Repeat the listing in full. Nothing may be added or left out.

++++++++

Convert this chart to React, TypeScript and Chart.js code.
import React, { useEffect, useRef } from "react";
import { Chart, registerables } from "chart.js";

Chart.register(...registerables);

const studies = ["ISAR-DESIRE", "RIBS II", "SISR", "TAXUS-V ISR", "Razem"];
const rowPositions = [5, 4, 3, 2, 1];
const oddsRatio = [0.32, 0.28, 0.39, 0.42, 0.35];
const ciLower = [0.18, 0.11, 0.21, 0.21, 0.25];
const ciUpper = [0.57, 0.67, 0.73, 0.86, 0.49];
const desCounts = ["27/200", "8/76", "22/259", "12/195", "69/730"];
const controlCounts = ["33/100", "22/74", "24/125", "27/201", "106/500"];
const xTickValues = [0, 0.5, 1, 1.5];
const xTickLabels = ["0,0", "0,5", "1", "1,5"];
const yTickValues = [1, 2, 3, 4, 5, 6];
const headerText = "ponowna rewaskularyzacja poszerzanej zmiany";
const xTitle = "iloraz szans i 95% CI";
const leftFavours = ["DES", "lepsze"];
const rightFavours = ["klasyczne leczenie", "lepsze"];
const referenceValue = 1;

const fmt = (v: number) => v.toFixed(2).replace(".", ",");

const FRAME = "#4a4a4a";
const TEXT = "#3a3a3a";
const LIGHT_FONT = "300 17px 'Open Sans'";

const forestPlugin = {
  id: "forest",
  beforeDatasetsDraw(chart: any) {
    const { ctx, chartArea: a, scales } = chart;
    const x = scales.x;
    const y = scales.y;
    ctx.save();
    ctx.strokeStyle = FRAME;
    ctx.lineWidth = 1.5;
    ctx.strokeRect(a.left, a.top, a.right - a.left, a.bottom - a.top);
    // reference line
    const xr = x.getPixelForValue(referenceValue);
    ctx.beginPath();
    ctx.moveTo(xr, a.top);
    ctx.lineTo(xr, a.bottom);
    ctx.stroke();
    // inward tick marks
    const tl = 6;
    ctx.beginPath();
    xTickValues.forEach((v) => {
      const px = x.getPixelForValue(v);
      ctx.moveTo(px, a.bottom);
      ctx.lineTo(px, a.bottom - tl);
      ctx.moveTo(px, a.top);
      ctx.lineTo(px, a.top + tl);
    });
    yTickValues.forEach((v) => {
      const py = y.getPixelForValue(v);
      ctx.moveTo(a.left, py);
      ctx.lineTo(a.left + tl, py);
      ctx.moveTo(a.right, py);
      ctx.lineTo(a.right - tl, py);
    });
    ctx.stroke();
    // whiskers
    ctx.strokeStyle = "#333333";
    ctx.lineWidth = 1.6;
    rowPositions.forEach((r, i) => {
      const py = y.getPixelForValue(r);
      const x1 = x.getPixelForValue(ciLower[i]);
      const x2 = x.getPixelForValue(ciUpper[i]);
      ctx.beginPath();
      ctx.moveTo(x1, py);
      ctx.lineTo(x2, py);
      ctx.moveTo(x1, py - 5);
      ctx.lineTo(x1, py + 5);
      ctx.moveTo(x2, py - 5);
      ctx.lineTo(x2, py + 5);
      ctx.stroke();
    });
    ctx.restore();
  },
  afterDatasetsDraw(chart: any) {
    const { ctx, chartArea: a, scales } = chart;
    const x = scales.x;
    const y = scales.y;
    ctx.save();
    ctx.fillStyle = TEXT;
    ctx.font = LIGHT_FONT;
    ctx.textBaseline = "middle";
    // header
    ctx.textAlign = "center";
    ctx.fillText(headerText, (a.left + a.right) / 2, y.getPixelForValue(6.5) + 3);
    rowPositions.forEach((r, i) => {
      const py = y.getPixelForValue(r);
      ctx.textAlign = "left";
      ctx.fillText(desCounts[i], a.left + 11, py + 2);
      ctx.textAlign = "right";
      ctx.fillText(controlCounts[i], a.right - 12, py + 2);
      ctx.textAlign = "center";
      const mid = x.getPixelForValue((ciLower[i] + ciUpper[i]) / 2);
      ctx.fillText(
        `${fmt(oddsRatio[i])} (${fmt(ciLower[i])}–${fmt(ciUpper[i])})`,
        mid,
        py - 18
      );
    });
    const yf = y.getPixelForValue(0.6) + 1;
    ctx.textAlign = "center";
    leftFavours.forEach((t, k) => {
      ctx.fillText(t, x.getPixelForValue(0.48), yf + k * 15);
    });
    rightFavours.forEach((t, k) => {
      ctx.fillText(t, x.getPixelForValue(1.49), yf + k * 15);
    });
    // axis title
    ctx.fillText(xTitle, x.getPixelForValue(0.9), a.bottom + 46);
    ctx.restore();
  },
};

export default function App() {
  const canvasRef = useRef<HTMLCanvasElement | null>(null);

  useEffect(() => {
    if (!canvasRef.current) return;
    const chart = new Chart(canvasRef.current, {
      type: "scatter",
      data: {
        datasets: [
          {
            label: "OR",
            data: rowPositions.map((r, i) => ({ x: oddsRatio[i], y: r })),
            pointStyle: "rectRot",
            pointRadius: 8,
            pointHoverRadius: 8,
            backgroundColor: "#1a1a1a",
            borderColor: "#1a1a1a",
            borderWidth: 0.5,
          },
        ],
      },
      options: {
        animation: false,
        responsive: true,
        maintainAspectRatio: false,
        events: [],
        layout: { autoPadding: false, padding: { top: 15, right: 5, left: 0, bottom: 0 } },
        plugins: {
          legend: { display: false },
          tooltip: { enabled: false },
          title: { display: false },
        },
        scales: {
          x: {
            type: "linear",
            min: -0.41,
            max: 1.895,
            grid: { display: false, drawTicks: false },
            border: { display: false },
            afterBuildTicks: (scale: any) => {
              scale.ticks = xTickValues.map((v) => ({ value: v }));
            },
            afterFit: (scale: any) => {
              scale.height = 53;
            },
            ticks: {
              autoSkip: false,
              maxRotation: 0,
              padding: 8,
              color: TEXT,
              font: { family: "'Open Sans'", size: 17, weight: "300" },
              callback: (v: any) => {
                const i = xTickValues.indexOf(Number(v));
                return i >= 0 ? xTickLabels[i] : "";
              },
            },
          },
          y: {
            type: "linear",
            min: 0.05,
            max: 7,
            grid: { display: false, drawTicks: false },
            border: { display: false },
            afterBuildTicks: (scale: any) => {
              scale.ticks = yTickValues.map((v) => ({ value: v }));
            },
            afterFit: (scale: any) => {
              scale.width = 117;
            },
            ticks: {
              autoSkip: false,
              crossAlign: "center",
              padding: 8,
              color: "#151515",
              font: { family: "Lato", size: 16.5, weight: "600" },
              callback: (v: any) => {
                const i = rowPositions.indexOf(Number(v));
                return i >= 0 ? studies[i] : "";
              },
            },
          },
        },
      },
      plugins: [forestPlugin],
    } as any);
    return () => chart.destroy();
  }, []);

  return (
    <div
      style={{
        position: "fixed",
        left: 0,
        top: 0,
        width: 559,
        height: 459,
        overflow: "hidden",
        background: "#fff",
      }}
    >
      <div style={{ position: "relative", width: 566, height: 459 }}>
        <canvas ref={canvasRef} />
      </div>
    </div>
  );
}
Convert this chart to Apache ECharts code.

++++++++

Reply to the task:
Convert this chart to React, TypeScript and Chart.js code.
import React, { useEffect, useRef } from "react";
import { Chart, registerables } from "chart.js";

Chart.register(...registerables);

const studies = ["ISAR-DESIRE", "RIBS II", "SISR", "TAXUS-V ISR", "Razem"];
const rowPositions = [5, 4, 3, 2, 1];
const oddsRatio = [0.32, 0.28, 0.39, 0.42, 0.35];
const ciLower = [0.18, 0.11, 0.21, 0.21, 0.25];
const ciUpper = [0.57, 0.67, 0.73, 0.86, 0.49];
const desCounts = ["27/200", "8/76", "22/259", "12/195", "69/730"];
const controlCounts = ["33/100", "22/74", "24/125", "27/201", "106/500"];
const xTickValues = [0, 0.5, 1, 1.5];
const xTickLabels = ["0,0", "0,5", "1", "1,5"];
const yTickValues = [1, 2, 3, 4, 5, 6];
const headerText = "ponowna rewaskularyzacja poszerzanej zmiany";
const xTitle = "iloraz szans i 95% CI";
const leftFavours = ["DES", "lepsze"];
const rightFavours = ["klasyczne leczenie", "lepsze"];
const referenceValue = 1;

const fmt = (v: number) => v.toFixed(2).replace(".", ",");

const FRAME = "#4a4a4a";
const TEXT = "#3a3a3a";
const LIGHT_FONT = "300 17px 'Open Sans'";

const forestPlugin = {
  id: "forest",
  beforeDatasetsDraw(chart: any) {
    const { ctx, chartArea: a, scales } = chart;
    const x = scales.x;
    const y = scales.y;
    ctx.save();
    ctx.strokeStyle = FRAME;
    ctx.lineWidth = 1.5;
    ctx.strokeRect(a.left, a.top, a.right - a.left, a.bottom - a.top);
    // reference line
    const xr = x.getPixelForValue(referenceValue);
    ctx.beginPath();
    ctx.moveTo(xr, a.top);
    ctx.lineTo(xr, a.bottom);
    ctx.stroke();
    // inward tick marks
    const tl = 6;
    ctx.beginPath();
    xTickValues.forEach((v) => {
      const px = x.getPixelForValue(v);
      ctx.moveTo(px, a.bottom);
      ctx.lineTo(px, a.bottom - tl);
      ctx.moveTo(px, a.top);
      ctx.lineTo(px, a.top + tl);
    });
    yTickValues.forEach((v) => {
      const py = y.getPixelForValue(v);
      ctx.moveTo(a.left, py);
      ctx.lineTo(a.left + tl, py);
      ctx.moveTo(a.right, py);
      ctx.lineTo(a.right - tl, py);
    });
    ctx.stroke();
    // whiskers
    ctx.strokeStyle = "#333333";
    ctx.lineWidth = 1.6;
    rowPositions.forEach((r, i) => {
      const py = y.getPixelForValue(r);
      const x1 = x.getPixelForValue(ciLower[i]);
      const x2 = x.getPixelForValue(ciUpper[i]);
      ctx.beginPath();
      ctx.moveTo(x1, py);
      ctx.lineTo(x2, py);
      ctx.moveTo(x1, py - 5);
      ctx.lineTo(x1, py + 5);
      ctx.moveTo(x2, py - 5);
      ctx.lineTo(x2, py + 5);
      ctx.stroke();
    });
    ctx.restore();
  },
  afterDatasetsDraw(chart: any) {
    const { ctx, chartArea: a, scales } = chart;
    const x = scales.x;
    const y = scales.y;
    ctx.save();
    ctx.fillStyle = TEXT;
    ctx.font = LIGHT_FONT;
    ctx.textBaseline = "middle";
    // header
    ctx.textAlign = "center";
    ctx.fillText(headerText, (a.left + a.right) / 2, y.getPixelForValue(6.5) + 3);
    rowPositions.forEach((r, i) => {
      const py = y.getPixelForValue(r);
      ctx.textAlign = "left";
      ctx.fillText(desCounts[i], a.left + 11, py + 2);
      ctx.textAlign = "right";
      ctx.fillText(controlCounts[i], a.right - 12, py + 2);
      ctx.textAlign = "center";
      const mid = x.getPixelForValue((ciLower[i] + ciUpper[i]) / 2);
      ctx.fillText(
        `${fmt(oddsRatio[i])} (${fmt(ciLower[i])}–${fmt(ciUpper[i])})`,
        mid,
        py - 18
      );
    });
    const yf = y.getPixelForValue(0.6) + 1;
    ctx.textAlign = "center";
    leftFavours.forEach((t, k) => {
      ctx.fillText(t, x.getPixelForValue(0.48), yf + k * 15);
    });
    rightFavours.forEach((t, k) => {
      ctx.fillText(t, x.getPixelForValue(1.49), yf + k * 15);
    });
    // axis title
    ctx.fillText(xTitle, x.getPixelForValue(0.9), a.bottom + 46);
    ctx.restore();
  },
};

export default function App() {
  const canvasRef = useRef<HTMLCanvasElement | null>(null);

  useEffect(() => {
    if (!canvasRef.current) return;
    const chart = new Chart(canvasRef.current, {
      type: "scatter",
      data: {
        datasets: [
          {
            label: "OR",
            data: rowPositions.map((r, i) => ({ x: oddsRatio[i], y: r })),
            pointStyle: "rectRot",
            pointRadius: 8,
            pointHoverRadius: 8,
            backgroundColor: "#1a1a1a",
            borderColor: "#1a1a1a",
            borderWidth: 0.5,
          },
        ],
      },
      options: {
        animation: false,
        responsive: true,
        maintainAspectRatio: false,
        events: [],
        layout: { autoPadding: false, padding: { top: 15, right: 5, left: 0, bottom: 0 } },
        plugins: {
          legend: { display: false },
          tooltip: { enabled: false },
          title: { display: false },
        },
        scales: {
          x: {
            type: "linear",
            min: -0.41,
            max: 1.895,
            grid: { display: false, drawTicks: false },
            border: { display: false },
            afterBuildTicks: (scale: any) => {
              scale.ticks = xTickValues.map((v) => ({ value: v }));
            },
            afterFit: (scale: any) => {
              scale.height = 53;
            },
            ticks: {
              autoSkip: false,
              maxRotation: 0,
              padding: 8,
              color: TEXT,
              font: { family: "'Open Sans'", size: 17, weight: "300" },
              callback: (v: any) => {
                const i = xTickValues.indexOf(Number(v));
                return i >= 0 ? xTickLabels[i] : "";
              },
            },
          },
          y: {
            type: "linear",
            min: 0.05,
            max: 7,
            grid: { display: false, drawTicks: false },
            border: { display: false },
            afterBuildTicks: (scale: any) => {
              scale.ticks = yTickValues.map((v) => ({ value: v }));
            },
            afterFit: (scale: any) => {
              scale.width = 117;
            },
            ticks: {
              autoSkip: false,
              crossAlign: "center",
              padding: 8,
              color: "#151515",
              font: { family: "Lato", size: 16.5, weight: "600" },
              callback: (v: any) => {
                const i = rowPositions.indexOf(Number(v));
                return i >= 0 ? studies[i] : "";
              },
            },
          },
        },
      },
      plugins: [forestPlugin],
    } as any);
    return () => chart.destroy();
  }, []);

  return (
    <div
      style={{
        position: "fixed",
        left: 0,
        top: 0,
        width: 559,
        height: 459,
        overflow: "hidden",
        background: "#fff",
      }}
    >
      <div style={{ position: "relative", width: 566, height: 459 }}>
        <canvas ref={canvasRef} />
      </div>
    </div>
  );
}
Convert this chart to Apache ECharts code.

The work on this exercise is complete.